Jaime Yáñez fue el primer laudero que experimentó con metal en la construcción de instrumentos sotaventinos.
Se casó a los 19 años de edad con el primer amor que le dio su nueva tierra y sembró dos hijas.
Se incorporó al movimiento jaranero que surgió en Tuxtepec a mediados de los años 80 y se convirtió en un precursor de las formas musicales del son indígena y campesino.
Don Elías y Jaime, canto de juglares
El 1 de abril de este año, el municipio de Tuxtepec le entregó a Jaime Yáñez el reconocimiento Elías Meléndez Núñez a la Tradición Sotaventina, por su contribución a la cultura jarocha en Oaxaca.
Elías Meléndez, el rostro en madera del premio en sus manos, era su amigo en épocas donde pocas personas o gobiernos valoraban la tradición del son como algo que une a los pueblos del río Papaloapan.
“Cada vez que me encontraba a don Elías me decía: ‘Pase, Jimmy, que aquí espantan’”. Entre ellos hubo siempre un juego de palabras y el canto del juglar que se extendió hasta el lecho de muerte de don Elías.
Jaime conoció a Elías Meléndez en el taller de tarimas en la década de los 80, en casa de Pedro Reyes. Don Elías iba en busca de jaranas viejitas.
Cuando no encontraba instrumentos le preguntaba: “¿Dónde está el arco?”, como le decía al arpa que Jimmy tocaba.
Eran tiempos de agua y calor en los que Jaime aprendió la profundidad de la versada con Chico Hernández, un brujo cuñado de Pedro Reyes, quien cuando no curaba los males de espíritus agarraba el requinto hasta muy crecida la noche.
“Yo le hice varias décimas en su lecho de muerte, a don Elías le dieron varios infartos, íbamos a verlo cuando estaba delicado, él soportaba el calor de la casa por la música, su vida había sido el fandango, el son nunca lo vio como un negocio”.
Jarabe loco a Lucifer
Sobre las manos de Jaime hay una carpeta con una portada de 100 carteles cubanos de cine, en el fólder su proyecto más ambicioso: mil rostros geométricos para honrar a los arcanos, el rostro negro e indígena de México creado entre partículas.
Un proyecto sin fondo e infinito que por no poder financiarlo le frustra, le apasiona, lo lanza fuera del mundo, y se vuelve un sonero queriendo atrapar la luz en formas geométricas.
Es un artista plástico que siempre ha estado esperando el futuro. Zoyla, su actual esposa, es un cable a tierra que lo ha salvado de todas las muertes y lo levanta de los pozos a los que desciende.
Jaime tiene una vida sencilla: “Si no fuera músico sería matemático”, dice.
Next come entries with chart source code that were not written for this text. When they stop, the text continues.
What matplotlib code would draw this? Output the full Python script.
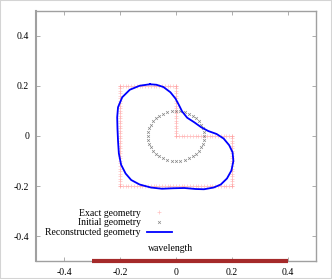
import matplotlib
matplotlib.use("Agg")
import matplotlib.pyplot as plt
from matplotlib.patches import Rectangle

# sample positions along the exact L-shaped boundary
grid = [-0.20, -0.19, -0.18, -0.17, -0.16, -0.15, -0.14, -0.13, -0.12, -0.11,
        -0.10, -0.09, -0.08, -0.07, -0.06, -0.05, -0.04, -0.03, -0.02, -0.01,
        0.00, 0.01, 0.02, 0.03, 0.04, 0.05, 0.06, 0.07, 0.08, 0.09,
        0.10, 0.11, 0.12, 0.13, 0.14, 0.15, 0.16, 0.17, 0.18, 0.19, 0.20]

# initial geometry (circle of radius 0.1)
init_x = [0.100, 0.099, 0.095, 0.089, 0.081, 0.071, 0.059, 0.045, 0.031, 0.016,
          0.000, -0.016, -0.031, -0.045, -0.059, -0.071, -0.081, -0.089, -0.095, -0.099,
          -0.100, -0.099, -0.095, -0.089, -0.081, -0.071, -0.059, -0.045, -0.031, -0.016,
          0.000, 0.016, 0.031, 0.045, 0.059, 0.071, 0.081, 0.089, 0.095, 0.099]
init_y = [0.000, 0.016, 0.031, 0.045, 0.059, 0.071, 0.081, 0.089, 0.095, 0.099,
          0.100, 0.099, 0.095, 0.089, 0.081, 0.071, 0.059, 0.045, 0.031, 0.016,
          0.000, -0.016, -0.031, -0.045, -0.059, -0.071, -0.081, -0.089, -0.095, -0.099,
          -0.100, -0.099, -0.095, -0.089, -0.081, -0.071, -0.059, -0.045, -0.031, -0.016]

# reconstructed geometry
rec_x = [-0.093, -0.130, -0.165, -0.192, -0.207, -0.210, -0.209, -0.207, -0.204, -0.196,
         -0.180, -0.160, -0.130, -0.090, -0.050, -0.010, 0.030, 0.070, 0.100, 0.135,
         0.160, 0.182, 0.198, 0.205, 0.202, 0.190, 0.170, 0.145, 0.115, 0.090,
         0.065, 0.040, 0.022, 0.010, -0.002, -0.020, -0.045, -0.070, -0.093]
rec_y = [0.207, 0.201, 0.185, 0.155, 0.115, 0.075, 0.030, -0.020, -0.070, -0.115,
         -0.150, -0.176, -0.194, -0.206, -0.211, -0.209, -0.208, -0.212, -0.213, -0.206,
         -0.194, -0.170, -0.138, -0.100, -0.065, -0.037, -0.010, 0.008, 0.020, 0.035,
         0.055, 0.073, 0.098, 0.125, 0.150, 0.175, 0.196, 0.205, 0.207]

wave_x = [-0.3, 0.4]
wave_y = [-0.5, -0.5]

ticks = [-0.4, -0.2, 0.0, 0.2, 0.4]
tick_labels = ["-0.4", "-0.2", "0", "0.2", "0.4"]


def exactGeometry():
    xs, ys = [], []
    for g in grid:
        xs += [g, -0.2]
        ys += [-0.2, g]
        if g <= 0:
            xs += [g, 0.2]
            ys += [0.2, g]
        if g >= 0:
            xs += [g, 0.0]
            ys += [0.0, g]
    return xs, ys


plt.rcParams['font.family'] = ['Liberation Serif', 'DejaVu Serif']
plt.rcParams['font.size'] = 7

fig = plt.figure(figsize=(3.32, 2.79), dpi=100)
fig.patches.append(Rectangle((0, 0), 1, 1, transform=fig.transFigure,
                             fill=False, edgecolor='#d4d4d4', linewidth=1.5))
ax = fig.add_axes([0.1084, 0.0645, 0.8434, 0.8961])

ex, ey = exactGeometry()
ax.plot(ex, ey, linestyle='none', marker='+', markersize=2.5, markeredgewidth=0.5,
        color='#ff9090', alpha=0.55, label="Exact geometry")
ax.plot(init_x, init_y, linestyle='none', marker='x', markersize=2, markeredgewidth=0.5,
        color='#606060', alpha=0.75, label="Initial geometry")
ax.plot(rec_x, rec_y, color='#0000ff', linewidth=1.3, label="Reconstructed geometry")
ax.plot(wave_x, wave_y, color='#a52a2a', linewidth=3, clip_on=False,
        solid_capstyle='butt', zorder=5)
ax.text(-0.1, -0.45, "wavelength", ha='left', va='center')

ax.set_xlim(-0.5, 0.5)
ax.set_ylim(-0.5, 0.5)
ax.set_xticks(ticks)
ax.set_xticklabels(tick_labels)
ax.set_yticks(ticks)
ax.set_yticklabels(tick_labels)
ax.tick_params(direction='in', length=3, color='#a0a0a0', width=0.6,
               top=True, right=True, pad=5)
for s in ax.spines.values():
    s.set_color('#a0a0a0')
    s.set_linewidth(1.0)
ax.spines['left'].set_linewidth(1.5)

ax.legend(loc='upper right', bbox_to_anchor=(0.485, 0.21), frameon=False,
          markerfirst=False, borderaxespad=0, borderpad=0, handlelength=2.6,
          handletextpad=0.6, labelspacing=0.1, fontsize=7)

fig.savefig("out.png", dpi=100)
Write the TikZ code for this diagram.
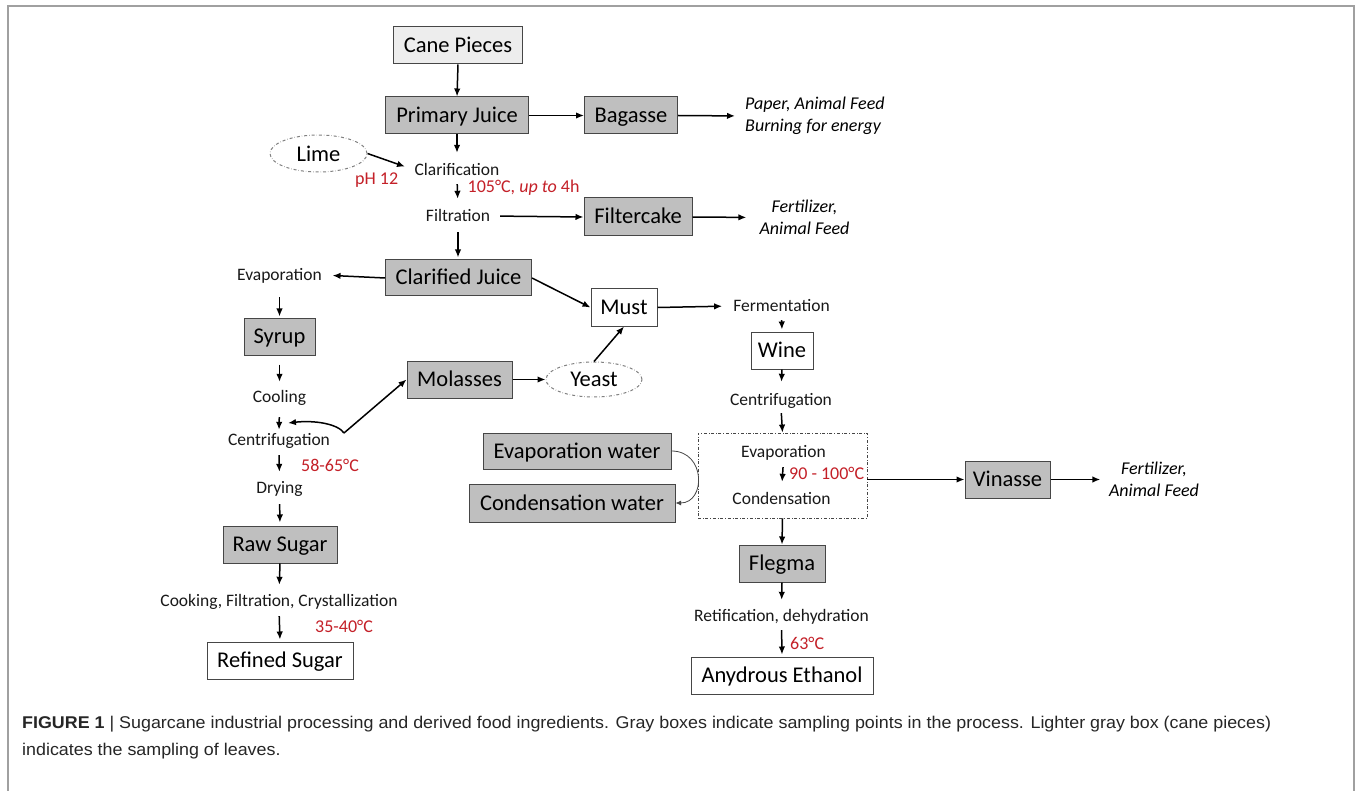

Hace 10 años terminó su preparatoria por correspondencia. Ahora, con 63, estudia en línea diseño gráfico. Da clases de pintura a niños de Amapa, un pueblo de negros negados en la frontera de Oaxaca y Veracruz, es el maestro de la décima ilustrada que hace cartas astrales.
Quizá por eso sea un curandero, un hacedor de conjuros al río, un astrólogo disperso, un explorador de universos geométricos. Un hombre capaz de restaurarse a sí mismo una y otra vez, un cocodrilo que le pone alma al jarabe loco que compuso Lucifer.
Jaime Yáñez lleva 46 años siendo jarocho. Es como el balajú de las Antillas, siempre queriendo tocar la superficie.
Nació en Guadalajara, Jalisco, pero con él suceden cosas que nada más pasan en Tuxtepec, las personas ligadas al río quizá entiendan. A los nahuales como Jaime se les permite nacer en donde ellos quieran.